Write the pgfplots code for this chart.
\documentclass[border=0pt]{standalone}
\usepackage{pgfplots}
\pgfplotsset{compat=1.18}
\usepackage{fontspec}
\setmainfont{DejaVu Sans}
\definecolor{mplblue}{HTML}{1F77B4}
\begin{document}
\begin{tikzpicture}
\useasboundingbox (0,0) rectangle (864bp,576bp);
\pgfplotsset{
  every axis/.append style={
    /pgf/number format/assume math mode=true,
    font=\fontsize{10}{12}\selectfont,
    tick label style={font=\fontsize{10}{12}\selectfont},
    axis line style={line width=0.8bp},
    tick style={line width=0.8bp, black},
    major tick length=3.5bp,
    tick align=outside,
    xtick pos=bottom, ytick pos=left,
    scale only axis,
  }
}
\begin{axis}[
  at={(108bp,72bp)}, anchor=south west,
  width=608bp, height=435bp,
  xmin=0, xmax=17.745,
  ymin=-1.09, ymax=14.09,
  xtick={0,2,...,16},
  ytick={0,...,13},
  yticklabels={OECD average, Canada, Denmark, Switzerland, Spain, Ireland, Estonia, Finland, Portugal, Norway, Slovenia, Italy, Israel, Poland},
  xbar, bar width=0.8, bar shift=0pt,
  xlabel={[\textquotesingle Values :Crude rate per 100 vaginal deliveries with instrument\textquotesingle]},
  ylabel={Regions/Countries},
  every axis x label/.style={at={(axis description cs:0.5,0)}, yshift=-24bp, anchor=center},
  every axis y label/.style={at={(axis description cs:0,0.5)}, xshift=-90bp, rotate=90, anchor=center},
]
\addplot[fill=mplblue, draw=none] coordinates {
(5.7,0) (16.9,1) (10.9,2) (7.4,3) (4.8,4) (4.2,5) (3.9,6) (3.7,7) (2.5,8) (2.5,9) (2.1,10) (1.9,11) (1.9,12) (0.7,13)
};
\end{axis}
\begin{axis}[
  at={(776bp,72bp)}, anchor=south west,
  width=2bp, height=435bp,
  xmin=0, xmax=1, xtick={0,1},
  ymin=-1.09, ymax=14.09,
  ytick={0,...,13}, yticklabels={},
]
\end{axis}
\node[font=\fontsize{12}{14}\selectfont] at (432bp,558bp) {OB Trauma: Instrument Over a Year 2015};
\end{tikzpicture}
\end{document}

______________________________

*Your task*: Write the material out again word for word.

*Completed task*:
Write the pgfplots code for this chart.
\documentclass[border=0pt]{standalone}
\usepackage{pgfplots}
\pgfplotsset{compat=1.18}
\usepackage{fontspec}
\setmainfont{DejaVu Sans}
\definecolor{mplblue}{HTML}{1F77B4}
\begin{document}
\begin{tikzpicture}
\useasboundingbox (0,0) rectangle (864bp,576bp);
\pgfplotsset{
  every axis/.append style={
    /pgf/number format/assume math mode=true,
    font=\fontsize{10}{12}\selectfont,
    tick label style={font=\fontsize{10}{12}\selectfont},
    axis line style={line width=0.8bp},
    tick style={line width=0.8bp, black},
    major tick length=3.5bp,
    tick align=outside,
    xtick pos=bottom, ytick pos=left,
    scale only axis,
  }
}
\begin{axis}[
  at={(108bp,72bp)}, anchor=south west,
  width=608bp, height=435bp,
  xmin=0, xmax=17.745,
  ymin=-1.09, ymax=14.09,
  xtick={0,2,...,16},
  ytick={0,...,13},
  yticklabels={OECD average, Canada, Denmark, Switzerland, Spain, Ireland, Estonia, Finland, Portugal, Norway, Slovenia, Italy, Israel, Poland},
  xbar, bar width=0.8, bar shift=0pt,
  xlabel={[\textquotesingle Values :Crude rate per 100 vaginal deliveries with instrument\textquotesingle]},
  ylabel={Regions/Countries},
  every axis x label/.style={at={(axis description cs:0.5,0)}, yshift=-24bp, anchor=center},
  every axis y label/.style={at={(axis description cs:0,0.5)}, xshift=-90bp, rotate=90, anchor=center},
]
\addplot[fill=mplblue, draw=none] coordinates {
(5.7,0) (16.9,1) (10.9,2) (7.4,3) (4.8,4) (4.2,5) (3.9,6) (3.7,7) (2.5,8) (2.5,9) (2.1,10) (1.9,11) (1.9,12) (0.7,13)
};
\end{axis}
\begin{axis}[
  at={(776bp,72bp)}, anchor=south west,
  width=2bp, height=435bp,
  xmin=0, xmax=1, xtick={0,1},
  ymin=-1.09, ymax=14.09,
  ytick={0,...,13}, yticklabels={},
]
\end{axis}
\node[font=\fontsize{12}{14}\selectfont] at (432bp,558bp) {OB Trauma: Instrument Over a Year 2015};
\end{tikzpicture}
\end{document}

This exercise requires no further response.